Gett is built on a very peculiar aspect of Israeli life and law. Though the country operates largely on a secular basis, in the arena of marriage, the state takes no authority. All powers of marriage and divorce are ceded to nine recognized religions to handle for themselves, with their own courts and religious laws. If you’re a Jew and you want to get married in Israel, you must be married by a Rabbi. And if you want a divorce, you must go through the rabbinical court.
That’s where Viviane Amsalem (Ronit Elkabetz) goes to request that her husband, Elisha (Simon Abkarian), be forced to give her a gett, the Jewish religious document of divorce. Jewish law, as one might expect, favors the husband in these cases, and that’s the trouble Viviane faces. Her husband stubbornly refuses to give the gett, and Viviane is left, through her lawyer Carmel (Menache Noy), to argue a valid case for the court to force her husband’s hand.
The film is set entirely within the courtroom itself and the waiting area just outside. Years pass and the camera never steps outside, simply cutting through time with a title card naming some number of months later. The gambit is as effective as it is clever. The absurdly drawn-out situation shows no signs of progress and the frustration builds. For how many years must we stare at these same, ugly, off-white walls and the faces of these uncaring men? For how long must Viviane be subjected to this game, this utter farce, which slowly threatens to eat away at her dignity? Though the film is about a suit for divorce, the sly subtitle, The Trial of Viviane Amsalem, could not be more appropriate.
As time marches forward, a cast of characters is slowly assembled: the husband and wife, their legal representation, their character witnesses, the three rabbinical judges. All have their own perspective on the situation, no doubt informed by their backgrounds, a fact in which the film indulges with amazing precision. Most of the characters are Moroccan Jews; they are immigrants to Israel, including Elisha, whose first-generation status makes him uncomfortable speaking Hebrew, forcing him to fall back on a mix of French and Arabic. The range of religious adherence and practice in the film is deftly portrayed as well, and often dictate how the characters interact with and judge each other. In Gett, personal religion isn’t some monolithic good or bad, but a prism through which human behavior—as well as Israeli politics—is both affected and understood.
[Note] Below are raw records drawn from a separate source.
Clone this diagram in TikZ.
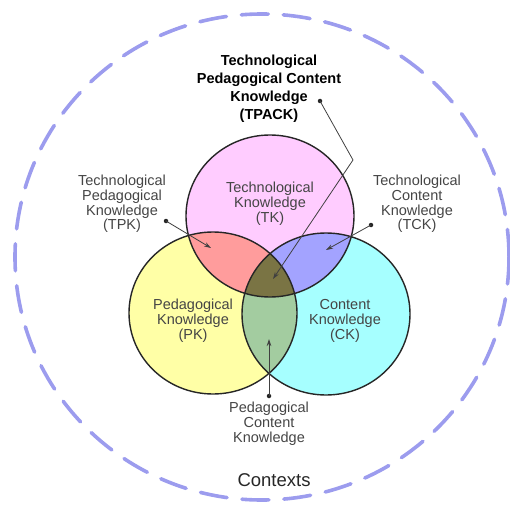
\documentclass[tikz,border=0pt]{standalone}
\usepackage{fontspec}
\setmainfont{Liberation Sans}
\usepackage{tikz}
\usetikzlibrary{
  positioning,
  arrows.meta
}
\definecolor{tkpink}{HTML}{FFCCFF}
\definecolor{pkyellow}{HTML}{FFFFA6}
\definecolor{ckcyan}{HTML}{A6FFFF}
\definecolor{tpkred}{HTML}{FF9C9C}
\definecolor{tckblue}{HTML}{A3A3FF}
\definecolor{pckgreen}{HTML}{A3CCA0}
\definecolor{tpackolive}{HTML}{7A7444}
\definecolor{ctxblue}{HTML}{9C9CEE}
\definecolor{labelgray}{HTML}{454545}
\tikzstyle{knowledge}=[align=center, text=labelgray, inner sep=0pt, font=\fontsize{14.5}{14.8}\selectfont]
\tikzstyle{pointer}=[-{Stealth[length=7pt,width=4.5pt]}, draw=black!75, line width=0.8pt]
\tikzstyle{dot}=[circle, fill=black!85, inner sep=0pt, minimum size=4.5pt]
\tikzstyle{ring}=[draw=black!85, line width=1.4pt]

\begin{document}
\begin{tikzpicture}[x=1pt, y=-1pt]
    \useasboundingbox (0,0) rectangle (509,516);

    % 文脈 (外側の破線)
    \draw[ctxblue, line width=3.6pt, line cap=round, dash pattern=on 27pt off 15pt]
      (262,257) ellipse [x radius=247, y radius=243];
    \node[knowledge, text=black!85, font=\fontsize{18.5}{20}\selectfont] (contexts) at (274,480) {Contexts};

    % 三つの円の中心
    \coordinate (tk) at (270,216);
    \coordinate (pk) at (213,313);
    \coordinate (ck) at (326,314);
    \tikzset{venn/.style={x radius=84, y radius=81}}

    % 塗り
    \fill[tkpink] (tk) ellipse [venn];
    \fill[pkyellow] (pk) ellipse [venn];
    \fill[ckcyan] (ck) ellipse [venn];
    \begin{scope}
      \clip (tk) ellipse [venn];
      \fill[tpkred] (pk) ellipse [venn];
      \fill[tckblue] (ck) ellipse [venn];
    \end{scope}
    \begin{scope}
      \clip (pk) ellipse [venn];
      \fill[pckgreen] (ck) ellipse [venn];
      \clip (ck) ellipse [venn];
      \fill[tpackolive] (tk) ellipse [venn];
    \end{scope}

    % 輪郭
    \draw[ring] (tk) ellipse [venn];
    \draw[ring] (pk) ellipse [venn];
    \draw[ring] (ck) ellipse [venn];

    % 円の中のラベル
    \node[knowledge] (tklabel) at (270,204) {Technological\\Knowledge\\(TK)};
    \node[knowledge] (pklabel) at (193,321) {Pedagogical\\Knowledge\\(PK)};
    \node[knowledge] (cklabel) at (345,321) {Content\\Knowledge\\(CK)};

    % 外側のラベル
    \node[knowledge, text=black, font=\bfseries\fontsize{14.5}{18}\selectfont] (tpack) at (269,89)
      {Technological\\Pedagogical Content\\Knowledge\\(TPACK)};
    \node[knowledge] (tpk) at (122,204) {Technological\\Pedagogical\\Knowledge\\(TPK)};
    \node[knowledge] (tck) at (417,204) {Technological\\Content\\Knowledge\\(TCK)};
    \node[knowledge] (pck) at (269,424) {Pedagogical\\Content\\Knowledge};

    % 引き出し線の端点
    \node[dot] (tpackdot) at (320,101) {};
    \node[dot] (tpkdot) at (166,221) {};
    \node[dot] (tckdot) at (371,225) {};
    \node[dot] (pckdot) at (269,396) {};
    \coordinate (tpackbend) at (353,160);
    \coordinate (tpackin) at (273,279);
    \coordinate (tpkin) at (211,248);
    \coordinate (tckin) at (326,250);
    \coordinate (pckin) at (269,339);

    % 引き出し線
    \draw[pointer] (tpackdot.center) -- (tpackbend) -- (tpackin);
    \draw[pointer] (tpkdot.center) -- (tpkin);
    \draw[pointer] (tckdot.center) -- (tckin);
    \draw[pointer] (pckdot.center) -- (pckin);
  \end{tikzpicture}
\end{document}
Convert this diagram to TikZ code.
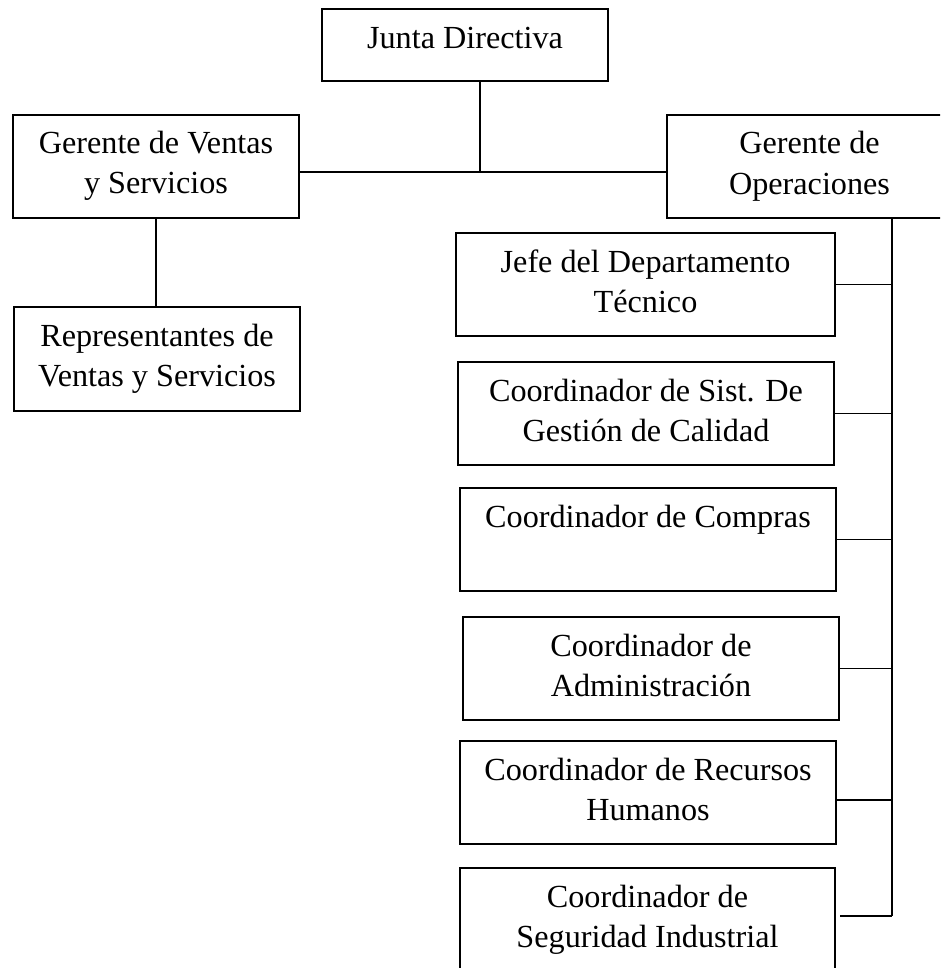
\documentclass[tikz,border=0pt]{standalone}
\usepackage{fontspec}
\setmainfont{Liberation Serif}
\tikzset{
  box/.style={draw, line width=2pt, inner sep=0pt, anchor=north west},
  lbl/.style={anchor=base, align=center, inner sep=0pt, font=\fontsize{32.2}{40.5}\selectfont},
  conn/.style={line width=1.8pt}
}
\begin{document}
\begin{tikzpicture}[x=1pt,y=-1pt]
\useasboundingbox (0,0) rectangle (940,968);
\clip (0,0) rectangle (940,968);
% boxes
\node[box, minimum width=286pt, minimum height=72pt] (jd) at (321,8) {};
\node[box, minimum width=286pt, minimum height=103pt] (gv) at (12,114) {};
\node[box, minimum width=286pt, minimum height=104pt] (rep) at (13,306) {};
\node[box, minimum width=285pt, minimum height=103pt] (ops) at (666,114) {};
\node[box, minimum width=379pt, minimum height=103pt] (jefe) at (455,232) {};
\node[box, minimum width=376pt, minimum height=103pt] (sgc) at (457,361) {};
\node[box, minimum width=376pt, minimum height=103pt] (comp) at (459,487) {};
\node[box, minimum width=376pt, minimum height=103pt] (adm) at (462,616) {};
\node[box, minimum width=376pt, minimum height=103pt] (rh) at (459,740) {};
\node[box, minimum width=375pt, minimum height=103pt] (seg) at (459,867) {};
% labels (base anchor = baseline of the last line)
\node[lbl] (tjd) at ([yshift=-41pt]jd.north) {Junta Directiva};
\node[lbl] (tgv) at ([yshift=-80pt]gv.north) {Gerente de Ventas\\y Servicios};
\node[lbl] (trep) at ([yshift=-80.5pt]rep.north) {Representantes de\\Ventas y Servicios};
\node[lbl] (tops) at ([yshift=-80.5pt]ops.north) {Gerente de\\Operaciones};
\node[lbl] (tjefe) at ([yshift=-80.5pt]jefe.north) {Jefe del Departamento\\Técnico};
\node[lbl] (tsgc) at ([yshift=-80.5pt]sgc.north) {Coordinador de Sist. De\\Gestión de Calidad};
\node[lbl] (tcomp) at ([yshift=-40pt]comp.north) {Coordinador de Compras};
\node[lbl] (tadm) at ([yshift=-80.5pt]adm.north) {Coordinador de\\Administración};
\node[lbl] (trh) at ([yshift=-80.5pt]rh.north) {Coordinador de Recursos\\Humanos};
\node[lbl] (tseg) at ([yshift=-80.5pt]seg.north) {Coordinador de\\Seguridad Industrial};
% connectors
\coordinate (hub) at (480,172);
\coordinate (spine) at (892,916);
\draw[conn] (hub |- jd.south) -- (hub);
\draw[conn] (gv.east |- hub) -- (ops.west |- hub);
\draw[conn] (gv.south) -- (gv.south |- rep.north);
\draw[conn] (spine |- ops.south) -- (spine);
\draw[conn] (jefe.east) -- (jefe.east -| spine);
\draw[conn] (sgc.east) -- (sgc.east -| spine);
\draw[conn] (comp.east) -- (comp.east -| spine);
\draw[conn] (adm.east) -- (adm.east -| spine);
\draw[conn] ([yshift=-7.5pt]rh.east) -- ([yshift=-7.5pt]rh.east -| spine);
\draw[conn] ([xshift=4pt]seg.east |- spine) -- (spine);
\end{tikzpicture}
\end{document}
Ronit Elkabetz is the star of the show. For a film enamored of faces, hers is most important, and what she does with it is magnificent. Viviane hardly speaks, save a few outbursts and an interrogation, but it doesn’t matter. Every time her face is on screen, the eye is drawn right into her. In her expressions is the pain of all she is put through, from her contempt for the process to her scorn for the husband forcing her to endure it, and even the mildly maniacal gleam in her eyes in the moments when her predicament is at its most Kafkaesque.
While her face anchors it, Elkabetz and her brother understand that the heart of the film is in where the camera is pointed and when, and even how. Almost every shot is set up to take the perspective of another character in the room, whether it’s Viviane looking at her husband across their lawyers, or a witness staring at Viviane’s uncovered legs, or the judges looking down from their perch. Though they all sit in a cramped, dank room, the camera reveals the distances between each of them. In the end, the camera always returns to the most crucial dynamic of all: a husband causes his wife pain because he can and because a backwards system allows it. God might’ve spared Viviane her agony, but it appears He left the room after that opening scene, abandoning her to suffer in the court built in His name.